Ash Wednesday 2019—6 March 2019
Revd Martin Johnson
Amidst the pancakes, the apple bobbing, the doughnuts on a string, the squeal of children enjoying themselves and the adults savouring a glass of Shiraz something else occurred last night. Without fanfare or liturgy or even a prayer, we burnt the crosses from last year's Palm Sunday commemoration. This simple act entranced the younger members of the congregation and served as a reminder of the primal fascination we have with fire.
In the lives of the Desert Fathers we read how Abbot Lot came to Abbot Joseph and said: Father, I keep my little rule to the utmost, my fasts, meditation and contemplative silence; as much as I can I have striven to cleanse my heart. And now what? And Father Joseph for answer stood up and stretched his hands to heaven, and his fingers were ten torches of fire. And he said, 'Why not be changed totally into fire.'
Our Lenten disciplines: giving up chocolate or the booze, seem more like a Scout trying to coax fire from a damp match. But this is what we called to, to be alive with the fire of the Spirit. As Paul wrote to his young friend Timothy: For this reason I remind you to fan into flame the gift of God, which is in you through the laying on of my hands. For the Spirit God gave us does not make us timid, but gives us power, love and self-discipline.

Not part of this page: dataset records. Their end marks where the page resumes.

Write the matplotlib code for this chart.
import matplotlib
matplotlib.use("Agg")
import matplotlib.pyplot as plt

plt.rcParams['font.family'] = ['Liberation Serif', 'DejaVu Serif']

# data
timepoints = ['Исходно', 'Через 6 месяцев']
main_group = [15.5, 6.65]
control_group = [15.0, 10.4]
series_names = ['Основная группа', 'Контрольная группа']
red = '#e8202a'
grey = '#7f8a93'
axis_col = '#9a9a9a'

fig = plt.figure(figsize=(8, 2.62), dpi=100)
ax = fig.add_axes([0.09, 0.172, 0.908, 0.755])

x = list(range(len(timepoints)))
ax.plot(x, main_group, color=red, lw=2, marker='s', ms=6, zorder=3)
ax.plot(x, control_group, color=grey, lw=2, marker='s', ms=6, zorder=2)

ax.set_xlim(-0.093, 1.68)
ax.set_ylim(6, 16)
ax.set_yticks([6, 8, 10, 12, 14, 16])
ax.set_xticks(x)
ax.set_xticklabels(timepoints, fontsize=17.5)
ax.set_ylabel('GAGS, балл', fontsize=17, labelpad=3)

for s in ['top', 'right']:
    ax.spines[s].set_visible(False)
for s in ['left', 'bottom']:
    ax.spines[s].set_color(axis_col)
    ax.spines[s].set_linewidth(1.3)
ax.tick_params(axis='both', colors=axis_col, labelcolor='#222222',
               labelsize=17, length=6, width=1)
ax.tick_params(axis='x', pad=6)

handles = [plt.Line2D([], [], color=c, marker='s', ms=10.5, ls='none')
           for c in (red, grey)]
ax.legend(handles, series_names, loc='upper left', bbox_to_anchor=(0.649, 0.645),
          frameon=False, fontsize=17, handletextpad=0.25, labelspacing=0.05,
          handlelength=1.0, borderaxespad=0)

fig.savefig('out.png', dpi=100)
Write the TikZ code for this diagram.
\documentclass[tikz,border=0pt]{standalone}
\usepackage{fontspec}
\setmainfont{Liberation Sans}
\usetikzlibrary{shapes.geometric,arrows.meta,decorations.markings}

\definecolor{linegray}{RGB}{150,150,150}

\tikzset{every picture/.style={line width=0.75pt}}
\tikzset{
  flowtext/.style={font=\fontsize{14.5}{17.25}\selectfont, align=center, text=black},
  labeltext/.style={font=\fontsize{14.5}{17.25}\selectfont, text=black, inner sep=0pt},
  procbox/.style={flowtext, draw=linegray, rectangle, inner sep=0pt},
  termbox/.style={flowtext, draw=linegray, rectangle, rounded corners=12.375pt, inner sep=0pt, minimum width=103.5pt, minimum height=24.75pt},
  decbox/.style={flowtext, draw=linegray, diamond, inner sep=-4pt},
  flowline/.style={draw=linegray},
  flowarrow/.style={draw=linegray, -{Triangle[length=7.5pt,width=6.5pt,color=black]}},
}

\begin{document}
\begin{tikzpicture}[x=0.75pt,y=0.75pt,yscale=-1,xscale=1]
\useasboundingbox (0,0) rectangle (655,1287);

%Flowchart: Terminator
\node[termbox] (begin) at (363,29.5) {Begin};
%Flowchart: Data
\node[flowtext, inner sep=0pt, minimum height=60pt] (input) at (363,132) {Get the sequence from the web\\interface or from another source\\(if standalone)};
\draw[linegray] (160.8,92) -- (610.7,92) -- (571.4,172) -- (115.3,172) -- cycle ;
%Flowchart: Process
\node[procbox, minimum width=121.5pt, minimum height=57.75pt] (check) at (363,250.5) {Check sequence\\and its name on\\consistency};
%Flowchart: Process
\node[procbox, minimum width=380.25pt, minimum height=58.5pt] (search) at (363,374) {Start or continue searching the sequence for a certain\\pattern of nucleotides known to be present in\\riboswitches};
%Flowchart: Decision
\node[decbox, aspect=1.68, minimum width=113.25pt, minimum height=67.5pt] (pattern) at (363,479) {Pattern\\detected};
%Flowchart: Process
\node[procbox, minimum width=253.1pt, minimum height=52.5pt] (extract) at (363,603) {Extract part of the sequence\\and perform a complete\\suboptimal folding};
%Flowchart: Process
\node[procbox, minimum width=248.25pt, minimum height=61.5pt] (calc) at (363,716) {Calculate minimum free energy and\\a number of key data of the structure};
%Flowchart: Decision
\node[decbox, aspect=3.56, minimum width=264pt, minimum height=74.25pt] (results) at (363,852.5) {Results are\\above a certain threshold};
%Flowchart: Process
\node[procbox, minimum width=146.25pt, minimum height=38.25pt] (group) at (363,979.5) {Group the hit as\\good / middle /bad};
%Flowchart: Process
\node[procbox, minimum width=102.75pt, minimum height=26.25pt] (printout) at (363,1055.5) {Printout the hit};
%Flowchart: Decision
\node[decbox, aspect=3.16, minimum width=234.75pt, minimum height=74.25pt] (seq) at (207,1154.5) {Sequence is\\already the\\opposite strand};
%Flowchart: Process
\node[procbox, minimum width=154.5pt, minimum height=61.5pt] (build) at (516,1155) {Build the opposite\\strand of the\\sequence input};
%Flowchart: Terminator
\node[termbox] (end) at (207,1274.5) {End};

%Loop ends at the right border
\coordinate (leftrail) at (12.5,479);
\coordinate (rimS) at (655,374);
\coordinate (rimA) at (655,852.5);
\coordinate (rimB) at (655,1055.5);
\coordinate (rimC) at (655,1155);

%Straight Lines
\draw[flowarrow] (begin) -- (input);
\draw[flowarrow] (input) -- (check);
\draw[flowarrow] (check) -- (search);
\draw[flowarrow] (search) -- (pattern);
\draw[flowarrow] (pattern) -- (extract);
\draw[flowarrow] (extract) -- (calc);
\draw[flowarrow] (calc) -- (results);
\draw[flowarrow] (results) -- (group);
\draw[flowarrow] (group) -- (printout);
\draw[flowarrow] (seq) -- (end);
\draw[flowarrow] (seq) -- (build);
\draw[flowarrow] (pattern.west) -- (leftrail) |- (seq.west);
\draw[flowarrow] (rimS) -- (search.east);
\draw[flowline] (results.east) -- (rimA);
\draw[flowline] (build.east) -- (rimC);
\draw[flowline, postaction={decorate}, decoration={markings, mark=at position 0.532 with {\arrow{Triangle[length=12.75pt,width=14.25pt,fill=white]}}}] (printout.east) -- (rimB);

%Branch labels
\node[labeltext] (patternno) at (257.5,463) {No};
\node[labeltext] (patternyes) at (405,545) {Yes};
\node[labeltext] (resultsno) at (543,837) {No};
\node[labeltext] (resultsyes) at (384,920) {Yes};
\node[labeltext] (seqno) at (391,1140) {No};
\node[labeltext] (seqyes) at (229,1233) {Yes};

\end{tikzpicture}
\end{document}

Power, love, self-discipline; does that sound like your experience of Lent! We are so caught up in the old religion that even the average person on the street knows something about or has an opinion on, that we fail to find in it the renewal, the freshness and the urgency which is what it is truly about. The poet Auden opens his poem The Journey with the words:
To throw away the key and walk away…
and Philip Larkin wrote:
He chucked up everything
And just cleared off.
And always the voice will sound
Certain you approve
This audacious, purifying
Elemental move.
The prophet Joel wretches us out of normality and beckons us to some strange renewal. Blow the trumpet in Zion! proclaim a fast, call an assembly; Gather the people, notify the congregation; Assemble the elders, gather the children and the infants at the breast; get the newlyweds out of bed! And Paul with the same urgency: Now is the acceptable time, now is the day of salvation. These extraordinary, daunting passages are an invitation to break with the past and to launch out into this new world of the spirit.
Last night we let our hair down a little, I certainly enjoyed some of the simple but good things of life, fine food, fine wine and good company! What was it all about? Late last night was not the time the time for deep contemplation. But as I read the passage from Paul's second letter to the Corinthians I began to see that his call for reconciliation is a call to hold together deeply paradoxical ideas. 'For our sake he made him to be sin who knew no sin, so that in him we might become the righteousness of God,' 'We are treated as impostors, and yet are true; as unknown, and yet are well known; as dying, and see—we are alive; as punished, and yet not killed; as sorrowful, yet always rejoicing; as poor, yet making many rich; as having nothing, and yet possessing everything.'
Clearly some of the meaning of Strove Tuesday has been lost over time, the using up of eggs and flour etc and clearly the Lenten discipline of giving up something has become somewhat trivialised. What we should acknowledge there is nothing wrong in these things in themselves, they are indeed gifts and we receive them with gratitude. But their goodness paradoxically can tame us, trap us, make us settle down when our calling is to be travellers, this Lenten experience is not called a journey for nothing; reconciliation is our destination! One writer said that the tragedy of being human is that we cannot love things and leave them. There is an ancient prayer which seeks God's mercy and guidance that we 'may so pass through the good things of this world that we finally lose not the things that are eternal.' Cranmer used the prayer as the basis of one of his most well-loved collects:
O God, the protector of all that trust in thee, without whom nothing is strong, nothing is holy: Increase and multiply upon us thy mercy; that, thou being our ruler and guide, we may so pass through (good) things temporal, that we finally lose not the things eternal
Cranmer dropped off the good; perhaps it is just too difficult for us to accept that even the truly good things that we enjoy have the potential to keep us from eternal things. Clearly we called not to settle down but to be free, this is difficult, at times perhaps impossible. It is a gift of the Spirit, of Abbot Joseph's fire! This is what Lent is all about, it's not about being miserable, Jesus warned us about that, it is about being free, it's about being is audacious, purifying, elemental. It is the journey of a lifetime, but we have to start somewhere perhaps this Lent will be the one! Amen.